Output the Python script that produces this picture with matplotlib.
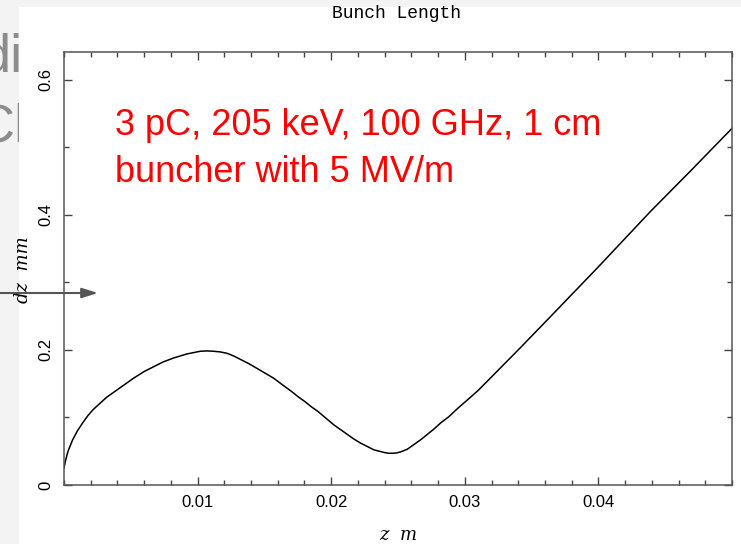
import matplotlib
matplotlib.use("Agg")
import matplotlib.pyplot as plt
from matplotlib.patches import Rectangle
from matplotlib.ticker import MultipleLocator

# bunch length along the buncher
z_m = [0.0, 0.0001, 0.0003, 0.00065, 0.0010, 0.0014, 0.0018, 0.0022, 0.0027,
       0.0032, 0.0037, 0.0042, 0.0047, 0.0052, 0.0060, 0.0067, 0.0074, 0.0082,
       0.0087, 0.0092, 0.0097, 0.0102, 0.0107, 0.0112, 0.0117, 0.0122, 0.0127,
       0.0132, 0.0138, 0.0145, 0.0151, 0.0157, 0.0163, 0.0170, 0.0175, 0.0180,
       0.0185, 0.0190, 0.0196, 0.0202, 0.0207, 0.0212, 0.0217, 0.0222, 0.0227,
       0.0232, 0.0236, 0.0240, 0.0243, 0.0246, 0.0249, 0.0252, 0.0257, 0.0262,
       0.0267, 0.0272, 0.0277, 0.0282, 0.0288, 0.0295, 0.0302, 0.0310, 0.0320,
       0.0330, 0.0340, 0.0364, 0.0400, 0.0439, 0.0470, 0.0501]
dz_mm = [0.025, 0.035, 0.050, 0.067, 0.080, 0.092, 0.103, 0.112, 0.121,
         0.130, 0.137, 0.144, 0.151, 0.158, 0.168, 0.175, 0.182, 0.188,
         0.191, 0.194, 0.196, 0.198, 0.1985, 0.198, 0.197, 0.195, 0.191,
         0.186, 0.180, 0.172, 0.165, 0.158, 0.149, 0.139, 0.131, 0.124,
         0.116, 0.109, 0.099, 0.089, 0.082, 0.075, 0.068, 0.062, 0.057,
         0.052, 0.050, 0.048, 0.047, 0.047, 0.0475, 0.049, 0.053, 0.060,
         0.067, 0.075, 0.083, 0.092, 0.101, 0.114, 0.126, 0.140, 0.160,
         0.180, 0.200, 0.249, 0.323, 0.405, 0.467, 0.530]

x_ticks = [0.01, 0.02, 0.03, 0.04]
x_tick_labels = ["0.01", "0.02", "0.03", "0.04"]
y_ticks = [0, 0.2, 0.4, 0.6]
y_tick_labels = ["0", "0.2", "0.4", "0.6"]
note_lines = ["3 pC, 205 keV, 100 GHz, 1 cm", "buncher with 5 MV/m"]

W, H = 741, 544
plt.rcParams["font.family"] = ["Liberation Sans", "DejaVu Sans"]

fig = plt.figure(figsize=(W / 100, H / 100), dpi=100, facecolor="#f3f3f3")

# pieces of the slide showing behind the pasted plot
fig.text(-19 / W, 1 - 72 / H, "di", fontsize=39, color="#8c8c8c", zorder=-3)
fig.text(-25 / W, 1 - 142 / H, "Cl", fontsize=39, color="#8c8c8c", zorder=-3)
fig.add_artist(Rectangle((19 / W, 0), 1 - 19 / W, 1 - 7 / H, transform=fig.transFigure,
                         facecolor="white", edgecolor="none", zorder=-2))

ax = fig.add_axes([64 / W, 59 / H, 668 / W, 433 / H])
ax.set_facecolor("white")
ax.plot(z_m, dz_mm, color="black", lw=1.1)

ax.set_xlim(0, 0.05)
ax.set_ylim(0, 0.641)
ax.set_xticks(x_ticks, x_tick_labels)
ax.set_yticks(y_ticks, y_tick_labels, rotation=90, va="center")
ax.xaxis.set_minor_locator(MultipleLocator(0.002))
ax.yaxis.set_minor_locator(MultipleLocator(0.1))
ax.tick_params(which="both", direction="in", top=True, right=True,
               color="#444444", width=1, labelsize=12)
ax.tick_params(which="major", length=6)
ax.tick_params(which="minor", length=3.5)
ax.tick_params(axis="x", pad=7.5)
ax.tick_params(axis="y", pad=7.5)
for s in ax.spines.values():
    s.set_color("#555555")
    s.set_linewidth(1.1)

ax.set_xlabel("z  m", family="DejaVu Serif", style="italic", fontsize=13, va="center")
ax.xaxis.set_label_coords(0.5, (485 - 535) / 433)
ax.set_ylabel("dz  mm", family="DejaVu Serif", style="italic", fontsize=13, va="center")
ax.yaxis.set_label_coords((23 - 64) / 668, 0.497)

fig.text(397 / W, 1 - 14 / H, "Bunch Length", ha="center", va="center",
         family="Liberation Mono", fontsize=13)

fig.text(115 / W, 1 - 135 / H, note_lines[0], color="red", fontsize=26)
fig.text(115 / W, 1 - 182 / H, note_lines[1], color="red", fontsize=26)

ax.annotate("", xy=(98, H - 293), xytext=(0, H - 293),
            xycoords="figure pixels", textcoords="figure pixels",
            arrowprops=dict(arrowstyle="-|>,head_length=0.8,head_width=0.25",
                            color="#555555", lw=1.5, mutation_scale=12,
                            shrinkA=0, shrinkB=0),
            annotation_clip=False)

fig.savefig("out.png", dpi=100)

————————

- _Task brief_:
Scan the listing above for the word "picture" and copy every line that holds it.

- _Full answer_:
Output the Python script that produces this picture with matplotlib.

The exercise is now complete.